Kathleen Conlee, senior director, animal research issues for the Human Society of the United States (HSUS), which opposes the use of chimps in biomedical research, told GEN the IOM report highlighted the fact that “alternatives to chimpanzee use are the answer going forward—not only in regards to chimpanzee welfare but in regards to more effective science, for economic and scientific reasons.” During the 2011 federal fiscal year, only 53 active projects sponsored by NIH used chimpanzees in research.

HSUS has joined six groups in asking the U.S. Fish and Wildlife Service (FWS) to change the designation of captive chimps from “threatened” to “endangered,” which would mean they would be protected under the Endangered Species Act. FWS launched a review of the status of chimps last September following the groups’ petition. Current law distinguishes between captive chimps and wild chimps, which are protected as endangered species.

Opponents of chimp research have also urged Congress to pass the Great Ape Protection and Cost Savings Act of 2011 (HR 1513 and S 810). The bill would phase out invasive research on chimps and other great apes as well as use of Federal funding for such research. Additionally, it would ban the breeding and transporting of great apes for research. The measure would also require the provision of lifetime care of great apes owned or controlled by the federal government “in a suitable sanctuary through the permanent retirement of the apes.”

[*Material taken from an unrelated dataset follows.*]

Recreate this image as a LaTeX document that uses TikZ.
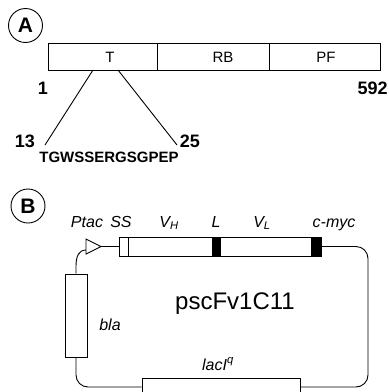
\documentclass[tikz,border=0pt]{standalone}
\usepackage{fontspec}
\setmainfont{Liberation Sans}
\usetikzlibrary{positioning,calc}

\begin{document}
\begin{tikzpicture}[x=1pt, y=-1pt, line width=0.9pt,
  tag/.style={circle, draw, minimum size=34pt, inner sep=0pt, font=\fontsize{21}{24}\selectfont\bfseries},
  seg/.style={draw, minimum height=27pt, inner sep=0pt},
  segtxt/.style={inner sep=0pt, font=\fontsize{15}{18}\selectfont},
  num/.style={inner sep=0pt, font=\fontsize{18}{20}\selectfont\bfseries},
  seq/.style={inner sep=0pt, font=\fontsize{15}{18}\selectfont\bfseries},
  gene/.style={draw, minimum height=19pt, inner sep=0pt},
  genelbl/.style={inner sep=0pt, anchor=base, font=\fontsize{16}{18}\selectfont\itshape},
  box/.style={draw, inner sep=0pt}]
\useasboundingbox (0,0) rectangle (389,392);

% (A) protein domains
\node[tag] (tagA) at (25.5,25.5) {A};
\node[seg, minimum width=109pt] (segT) at (102.5,56.5) {};
\node[seg, minimum width=112pt] (segRB) at (213,56.5) {};
\node[seg, minimum width=111pt] (segPF) at (324.5,56.5) {};
\node[segtxt] (txtT) at (110,57) {T};
\node[segtxt] (txtRB) at (223,57) {RB};
\node[segtxt] (txtPF) at (326,57) {PF};
\node[num] (posFirst) at (43,88) {1};
\node[num, anchor=east] (posLast) at (388,88) {592};

% zoom on the peptide
\coordinate (cutL) at (93,70);
\coordinate (cutR) at (118,70);
\node[num] (res13) at (25,141) {13};
\node[num] (res25) at (190,141) {25};
\coordinate (endL) at (45,145);
\coordinate (endR) at (177,145);
\node[seq] (peptide) at (109,157.5) {TGWSSERGSGPEP};
\draw (cutL) -- (endL);
\draw (cutR) -- (endR);

% (B) plasmid map
\node[tag] (tagB) at (28,206) {B};
\node[gene, minimum width=8.5pt] (ss) at (123.75,246.5) {};
\node[gene, minimum width=84pt] (vh) at (170,246.5) {};
\node[gene, fill=black, minimum width=8pt] (lk) at (216,246.5) {};
\node[gene, minimum width=91pt] (vl) at (265.5,246.5) {};
\node[gene, fill=black, minimum width=10pt] (myc) at (316,246.5) {};

\node[genelbl] (lblPtac) at (87,227) {Ptac};
\node[genelbl] (lblSS) at (121,227) {SS};
\node[genelbl] (lblVH) at (169,227) {V\textsubscript{H}};
\node[genelbl] (lblL) at (216,227) {L};
\node[genelbl] (lblVL) at (262,227) {V\textsubscript{L}};
\node[genelbl] (lblMyc) at (334,227) {c-myc};

% promoter
\coordinate (ptacIn) at (86,250);
\coordinate (ptacTip) at (101,246.5);
\draw (86,239) -- (ptacTip) -- (86,254) -- cycle;
\draw (ptacTip) -- (ss.west);

\node[box, minimum width=22pt, minimum height=83pt] (bla) at (76,315.5) {};
\node[genelbl, anchor=center] (lblBla) at (110,325) {bla};
\node[box, minimum width=158pt, minimum height=18pt] (lac) at (221,387) {};
\node[genelbl] (lblLac) at (218,370) {lacI\textsuperscript{q}};
\node[inner sep=0pt, font=\fontsize{24}{28}\selectfont] (plasmid) at (235,304) {pscFv1C11};

\coordinate (cornerR) at (368,387);
\draw[rounded corners=12pt] (myc.east) -| (cornerR) -- (lac.east);
\draw[rounded corners=12pt] (lac.west) -| (bla.south);
\draw (bla.north) -- (76,266) .. controls (76,256) and (79,250) .. (ptacIn);
\end{tikzpicture}
\end{document}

The House bill has 161 co-sponsors, and the Senate bill has 14. However, no action has been taken since the measure was introduced a year ago in April. Similar measures failed in 2008, 2009, and 2010. With Congress embroiled in the budget and other issues, bill supporters in the animal protection community will have to overcome the usual election year inertia to get the chimp-protection bill back on track.

In the meantime, NIH will be developing policy to discourage but not necessarily ban using chimpanzees in research. It remains to be seen how that would be reconciled with FWS, where a redefinition of captive chimps could preclude their use in research. The answer will likely emerge in about a year.

Alex Philippidis is senior news editor at Genetic Engineering & Biotechnology News.